» WHAT YOU NEED TO DO
Make an exact copy of all the material below, apart from the pictures.

◆ ◆ ◆ ◆ ◆

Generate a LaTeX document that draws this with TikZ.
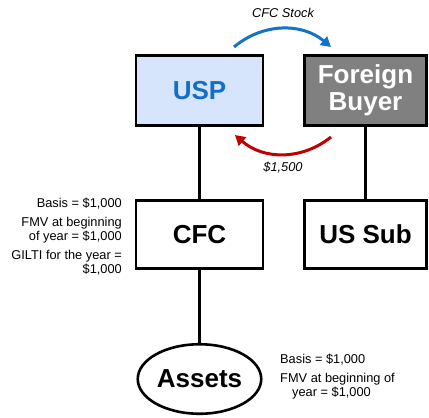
\documentclass[tikz,border=0pt]{standalone}
\usepackage{fontspec}
\setmainfont{Liberation Sans}
\usetikzlibrary{arrows.meta,shapes.geometric}
\definecolor{uspfill}{RGB}{214,228,252}
\definecolor{usptext}{RGB}{18,110,200}
\definecolor{buyerfill}{RGB}{128,128,128}
\definecolor{stockblue}{RGB}{18,115,200}
\definecolor{cashred}{RGB}{192,0,0}

\begin{document}
\begin{tikzpicture}[x=1pt,y=-1pt,
  entity/.style={draw=black, line width=2.6pt, inner sep=0pt,
    font=\fontsize{26}{27}\selectfont\bfseries, align=center},
  wide/.style={minimum width=127pt},
  narrow/.style={minimum width=122.5pt},
  owns/.style={line width=3.6pt},
  flow/.style={line width=3pt, -{Triangle[length=10pt,width=11pt]}},
  note/.style={font=\fontsize{12.8}{14}\selectfont, inner sep=0pt},
  flowlabel/.style={font=\fontsize{12.8}{14}\selectfont\itshape, inner sep=0pt}]
\useasboundingbox (0,0) rectangle (429,418);

% entities
\node[entity, wide, minimum height=70.5pt, fill=uspfill, text=usptext]
  (usp) at (199.5,90.5) {USP};
\node[entity, narrow, minimum height=70.5pt, fill=buyerfill, text=white]
  (buyer) at (365.5,90.5) {Foreign\\Buyer};
\node[entity, wide, minimum height=68.5pt, fill=white] (cfc) at (199.5,234.5) {CFC};
\node[entity, narrow, minimum height=68.5pt, fill=white] (ussub) at (365.5,234.5) {US Sub};
\node[entity, ellipse, minimum width=123.5pt, minimum height=69.5pt, fill=white]
  (assets) at (199.5,379) {Assets};

% ownership lines
\draw[owns] (usp.south) -- (cfc.north);
\draw[owns] (cfc.south) -- (assets.north);
\draw[owns] (buyer.south) -- (ussub.north);

% sale of the CFC stock and the cash paid for it
\coordinate (stockA) at (234,47);
\coordinate (stockB) at (331,47);
\coordinate (cashA) at (331,137);
\coordinate (cashB) at (235,135);
\draw[flow, stockblue] (stockA) to[bend left=40] (stockB);
\draw[flow, cashred] (cashA) to[bend left=40] (cashB);
\node[flowlabel, anchor=base] (stocklbl) at (283,17) {CFC Stock};
\node[flowlabel, anchor=base] (cashlbl) at (283,171) {\$1,500};

% CFC stock attributes
\node[note, anchor=base east] (n1) at (122,207) {Basis = \$1,000};
\node[note, anchor=base east] (n2) at (122,226) {FMV at beginning};
\node[note, anchor=base east] (n3) at (122,240) {of year = \$1,000};
\node[note, anchor=base east] (n4) at (122,259) {GILTI for the year =};
\node[note, anchor=base east] (n5) at (122,273) {\$1,000};

% asset attributes
\node[note, anchor=base west] (a1) at (280,363) {Basis = \$1,000};
\node[note, anchor=base west] (a2) at (280,382) {FMV at beginning of};
\node[note, anchor=base west] (a3) at (292,396) {year = \$1,000};
\end{tikzpicture}
\end{document}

◆ ◆ ◆ ◆ ◆

» TASK RESULT
Generate a LaTeX document that draws this with TikZ.
\documentclass[tikz,border=0pt]{standalone}
\usepackage{fontspec}
\setmainfont{Liberation Sans}
\usetikzlibrary{arrows.meta,shapes.geometric}
\definecolor{uspfill}{RGB}{214,228,252}
\definecolor{usptext}{RGB}{18,110,200}
\definecolor{buyerfill}{RGB}{128,128,128}
\definecolor{stockblue}{RGB}{18,115,200}
\definecolor{cashred}{RGB}{192,0,0}

\begin{document}
\begin{tikzpicture}[x=1pt,y=-1pt,
  entity/.style={draw=black, line width=2.6pt, inner sep=0pt,
    font=\fontsize{26}{27}\selectfont\bfseries, align=center},
  wide/.style={minimum width=127pt},
  narrow/.style={minimum width=122.5pt},
  owns/.style={line width=3.6pt},
  flow/.style={line width=3pt, -{Triangle[length=10pt,width=11pt]}},
  note/.style={font=\fontsize{12.8}{14}\selectfont, inner sep=0pt},
  flowlabel/.style={font=\fontsize{12.8}{14}\selectfont\itshape, inner sep=0pt}]
\useasboundingbox (0,0) rectangle (429,418);

% entities
\node[entity, wide, minimum height=70.5pt, fill=uspfill, text=usptext]
  (usp) at (199.5,90.5) {USP};
\node[entity, narrow, minimum height=70.5pt, fill=buyerfill, text=white]
  (buyer) at (365.5,90.5) {Foreign\\Buyer};
\node[entity, wide, minimum height=68.5pt, fill=white] (cfc) at (199.5,234.5) {CFC};
\node[entity, narrow, minimum height=68.5pt, fill=white] (ussub) at (365.5,234.5) {US Sub};
\node[entity, ellipse, minimum width=123.5pt, minimum height=69.5pt, fill=white]
  (assets) at (199.5,379) {Assets};

% ownership lines
\draw[owns] (usp.south) -- (cfc.north);
\draw[owns] (cfc.south) -- (assets.north);
\draw[owns] (buyer.south) -- (ussub.north);

% sale of the CFC stock and the cash paid for it
\coordinate (stockA) at (234,47);
\coordinate (stockB) at (331,47);
\coordinate (cashA) at (331,137);
\coordinate (cashB) at (235,135);
\draw[flow, stockblue] (stockA) to[bend left=40] (stockB);
\draw[flow, cashred] (cashA) to[bend left=40] (cashB);
\node[flowlabel, anchor=base] (stocklbl) at (283,17) {CFC Stock};
\node[flowlabel, anchor=base] (cashlbl) at (283,171) {\$1,500};

% CFC stock attributes
\node[note, anchor=base east] (n1) at (122,207) {Basis = \$1,000};
\node[note, anchor=base east] (n2) at (122,226) {FMV at beginning};
\node[note, anchor=base east] (n3) at (122,240) {of year = \$1,000};
\node[note, anchor=base east] (n4) at (122,259) {GILTI for the year =};
\node[note, anchor=base east] (n5) at (122,273) {\$1,000};

% asset attributes
\node[note, anchor=base west] (a1) at (280,363) {Basis = \$1,000};
\node[note, anchor=base west] (a2) at (280,382) {FMV at beginning of};
\node[note, anchor=base west] (a3) at (292,396) {year = \$1,000};
\end{tikzpicture}
\end{document}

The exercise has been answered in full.